In the English-speaking world, translation controversies have been particularly rife. In 1963, the International Commission on English in the Liturgy, (ICEL) was set up by 11 English-speaking Bishops' Conferences (Australia, Canada, England and Wales, India, Ireland, New Zealand, Pakistan, Scotland, South Africa and the United States, joined later by the Philippines), with the explicit encouragement of Pope Paul VI, who wanted one English translation of the Mass.
With thousands of liturgical texts to translate, ICEL appeared to show a predilection for chopping the rhetorical flow of the original Latin into shorter chunks of concise English.

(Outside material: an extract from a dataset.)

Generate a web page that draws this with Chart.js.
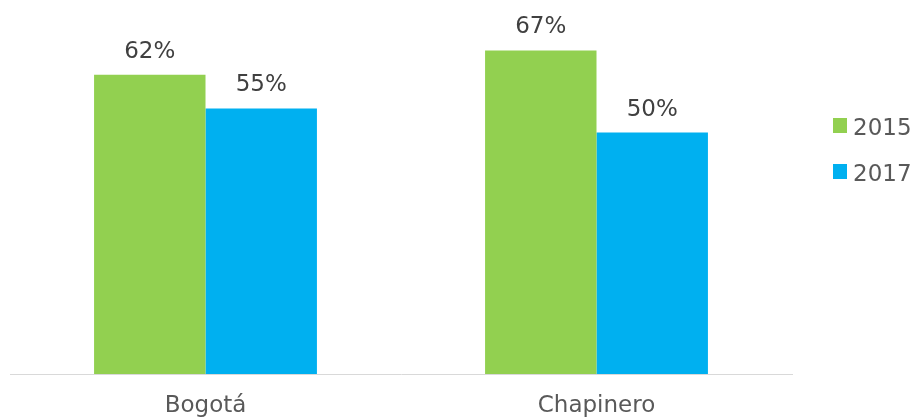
<!DOCTYPE html>
<html lang="es">
<head>
<meta charset="UTF-8">
<title>Bogotá vs Chapinero</title>
<script src="https://cdn.jsdelivr.net/npm/chart.js"></script>
<style>
    body { margin: 0; background: #ffffff; }
    .chart-box { width: 917px; height: 420px; position: relative; }
</style>
</head>
<body>
<div class="chart-box">
    <canvas id="barChart"></canvas>
</div>
<script>
// datos
const categories = ['Bogotá', 'Chapinero'];
const years = ['2015', '2017'];
const values2015 = [62, 67];
const values2017 = [55, 50];

const FONT = 'DejaVu Sans, Verdana, sans-serif';

// etiquetas de valor encima de cada barra
const valueLabels = {
    id: 'valueLabels',
    afterDatasetsDraw(chart) {
        const ctx = chart.ctx;
        ctx.save();
        ctx.font = '23px ' + FONT;
        ctx.fillStyle = '#404040';
        ctx.textAlign = 'center';
        ctx.textBaseline = 'alphabetic';
        chart.data.datasets.forEach((ds, i) => {
            chart.getDatasetMeta(i).data.forEach((bar, j) => {
                ctx.fillText(ds.data[j] + '%', bar.x, bar.y - 17);
            });
        });
        ctx.restore();
    }
};

// leyenda a la derecha
const sideLegend = {
    id: 'sideLegend',
    afterDraw(chart) {
        const ctx = chart.ctx;
        ctx.save();
        ctx.font = '23px ' + FONT;
        ctx.fillStyle = '#595959';
        ctx.textBaseline = 'alphabetic';
        chart.data.datasets.forEach((ds, i) => {
            const y = 118 + i * 46;
            ctx.fillStyle = ds.backgroundColor;
            ctx.fillRect(833, y, 14, 15);
            ctx.fillStyle = '#595959';
            ctx.fillText(ds.label, 853, y + 17);
        });
        ctx.restore();
    }
};

new Chart(document.getElementById('barChart'), {
    type: 'bar',
    data: {
        labels: categories,
        datasets: [
            { label: years[0], data: values2015, backgroundColor: '#92d050' },
            { label: years[1], data: values2017, backgroundColor: '#00b0f0' }
        ]
    },
    options: {
        responsive: true,
        maintainAspectRatio: false,
        animation: false,
        layout: { padding: { left: 10, right: 125, top: 36, bottom: 0 } },
        datasets: {
            bar: { categoryPercentage: 0.57, barPercentage: 1.0 }
        },
        scales: {
            x: {
                grid: { display: false, drawTicks: false },
                border: { display: true, color: '#d9d9d9', width: 1 },
                ticks: {
                    color: '#595959',
                    font: { family: FONT, size: 23 },
                    padding: 18
                },
                afterFit(scale) { scale.height = 46; }
            },
            y: {
                display: false,
                min: 0,
                max: 70
            }
        },
        plugins: {
            legend: { display: false },
            tooltip: { enabled: false }
        }
    },
    plugins: [valueLabels, sideLegend]
});
</script>
</body>
</html>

The 1973 ICEL Roman Missal was criticised for minimising the transcendence of God, and exalting the religious striving of man.
In 1983, ICEL began to revise the translation of the Roman Missal: arguments over the tone, register, phrasing of translation and the use of inclusive language have delayed its final version. Then this November ICEL sent a draft version of the Missal to its members. It is now awaiting their comments. They hope that the final draft, incorporating any modifications that might be requested, will be ready for approval by the Bishops' Conferences towards the end of 2008.
Whatever the outcome, Latin is certainly no longer the language used within the Church for normal communication, Foster confirms. “The amount of work is going down. Pope Paul VI would give talks to the Eastern bishops and various international groups in Latin. All that disappeared because John Paul II knew all those languages. Benedict XVI knows Latin.
“The first International World Synods of Bishops were all conducted in Latin. Then simultaneous translation was introduced. There was a Latin language group. At the last synod in 2005 only one or two bishops took part in the Latin language group. It will be interesting to see if there is any demand at all for a Latin group at the synod scheduled for October 2008.”